- Data section -

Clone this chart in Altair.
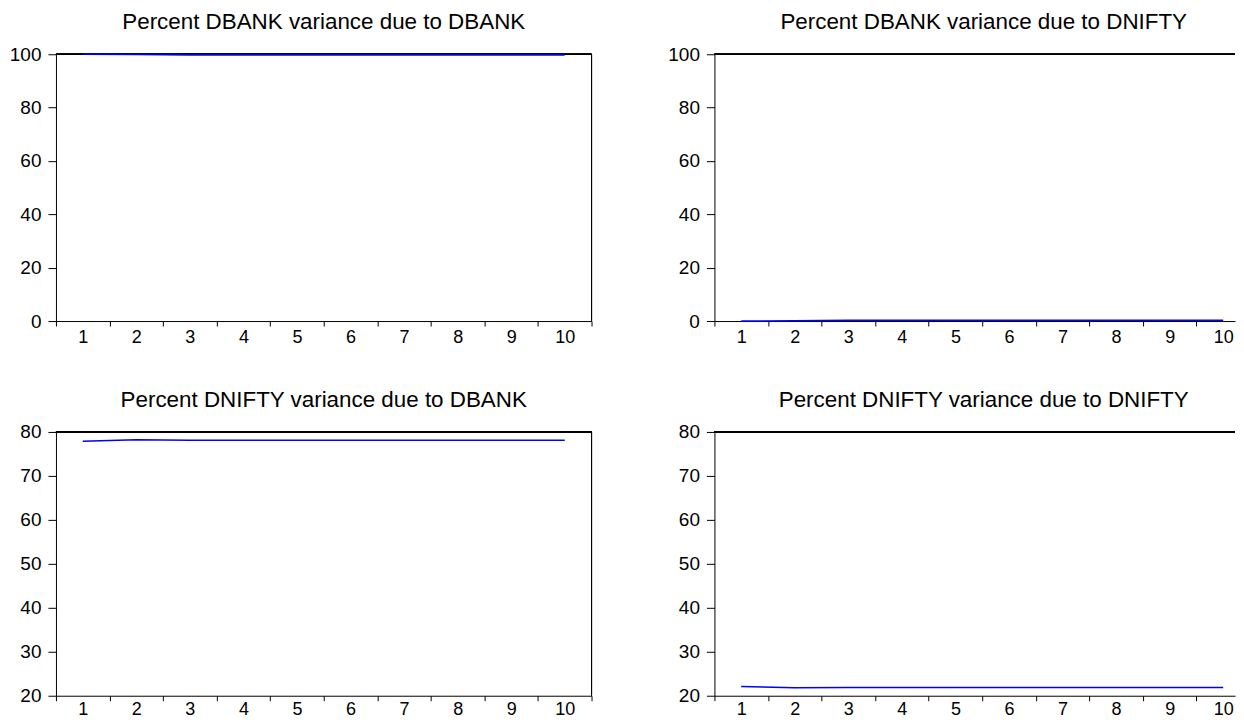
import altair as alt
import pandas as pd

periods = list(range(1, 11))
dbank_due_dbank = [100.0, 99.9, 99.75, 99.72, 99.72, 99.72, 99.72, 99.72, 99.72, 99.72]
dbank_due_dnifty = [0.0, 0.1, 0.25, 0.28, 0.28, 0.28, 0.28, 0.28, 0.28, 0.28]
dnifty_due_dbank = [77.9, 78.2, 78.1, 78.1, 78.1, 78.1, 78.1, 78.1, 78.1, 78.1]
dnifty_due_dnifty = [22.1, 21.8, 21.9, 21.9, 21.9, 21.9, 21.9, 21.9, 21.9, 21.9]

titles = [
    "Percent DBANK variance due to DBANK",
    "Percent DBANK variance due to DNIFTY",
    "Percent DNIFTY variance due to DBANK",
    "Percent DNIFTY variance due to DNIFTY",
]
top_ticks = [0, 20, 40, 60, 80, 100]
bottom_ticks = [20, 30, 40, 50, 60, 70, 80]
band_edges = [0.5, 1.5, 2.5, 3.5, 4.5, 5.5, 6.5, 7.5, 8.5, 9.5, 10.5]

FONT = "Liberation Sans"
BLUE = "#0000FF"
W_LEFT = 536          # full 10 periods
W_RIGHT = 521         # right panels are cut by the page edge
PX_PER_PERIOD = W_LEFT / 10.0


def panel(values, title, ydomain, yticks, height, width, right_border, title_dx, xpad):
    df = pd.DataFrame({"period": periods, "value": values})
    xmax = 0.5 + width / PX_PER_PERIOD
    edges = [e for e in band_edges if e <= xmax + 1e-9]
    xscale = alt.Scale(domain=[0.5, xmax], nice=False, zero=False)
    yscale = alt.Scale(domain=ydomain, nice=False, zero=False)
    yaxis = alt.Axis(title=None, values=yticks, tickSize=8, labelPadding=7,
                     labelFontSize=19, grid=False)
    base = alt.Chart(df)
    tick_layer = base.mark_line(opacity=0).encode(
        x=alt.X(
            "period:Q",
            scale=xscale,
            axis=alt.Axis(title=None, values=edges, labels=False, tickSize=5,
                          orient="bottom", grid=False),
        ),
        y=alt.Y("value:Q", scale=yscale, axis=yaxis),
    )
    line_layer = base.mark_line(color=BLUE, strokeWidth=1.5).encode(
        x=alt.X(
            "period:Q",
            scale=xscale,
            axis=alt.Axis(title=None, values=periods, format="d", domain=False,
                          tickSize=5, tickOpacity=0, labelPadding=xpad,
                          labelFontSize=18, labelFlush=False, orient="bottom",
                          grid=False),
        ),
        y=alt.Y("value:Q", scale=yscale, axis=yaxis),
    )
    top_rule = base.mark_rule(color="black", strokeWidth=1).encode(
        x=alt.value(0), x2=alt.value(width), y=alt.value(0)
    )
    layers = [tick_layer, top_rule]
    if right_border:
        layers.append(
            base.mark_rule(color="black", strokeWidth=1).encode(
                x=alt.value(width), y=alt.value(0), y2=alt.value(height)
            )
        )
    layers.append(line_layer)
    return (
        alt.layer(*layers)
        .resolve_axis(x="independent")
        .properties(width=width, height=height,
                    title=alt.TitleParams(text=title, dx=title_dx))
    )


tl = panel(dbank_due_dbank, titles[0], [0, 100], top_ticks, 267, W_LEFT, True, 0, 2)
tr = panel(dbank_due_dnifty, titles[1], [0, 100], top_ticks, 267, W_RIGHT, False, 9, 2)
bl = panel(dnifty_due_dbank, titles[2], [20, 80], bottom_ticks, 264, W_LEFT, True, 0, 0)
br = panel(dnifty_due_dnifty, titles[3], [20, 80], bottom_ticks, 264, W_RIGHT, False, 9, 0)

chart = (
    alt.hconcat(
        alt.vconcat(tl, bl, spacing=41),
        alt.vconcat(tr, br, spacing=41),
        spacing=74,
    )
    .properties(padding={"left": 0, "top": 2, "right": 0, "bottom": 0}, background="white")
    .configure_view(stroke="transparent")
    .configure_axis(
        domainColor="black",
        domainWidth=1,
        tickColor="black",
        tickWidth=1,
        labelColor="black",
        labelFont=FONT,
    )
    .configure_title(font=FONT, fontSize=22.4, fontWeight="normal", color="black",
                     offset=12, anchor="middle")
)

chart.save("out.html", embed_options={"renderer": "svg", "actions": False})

- Work to do -
Repeat, with no pictures, each line from the beginning of the data through the line containing "21.9, 21.9, 21.9]", inclusive.

- Result -
Clone this chart in Altair.
import altair as alt
import pandas as pd

periods = list(range(1, 11))
dbank_due_dbank = [100.0, 99.9, 99.75, 99.72, 99.72, 99.72, 99.72, 99.72, 99.72, 99.72]
dbank_due_dnifty = [0.0, 0.1, 0.25, 0.28, 0.28, 0.28, 0.28, 0.28, 0.28, 0.28]
dnifty_due_dbank = [77.9, 78.2, 78.1, 78.1, 78.1, 78.1, 78.1, 78.1, 78.1, 78.1]
dnifty_due_dnifty = [22.1, 21.8, 21.9, 21.9, 21.9, 21.9, 21.9, 21.9, 21.9, 21.9]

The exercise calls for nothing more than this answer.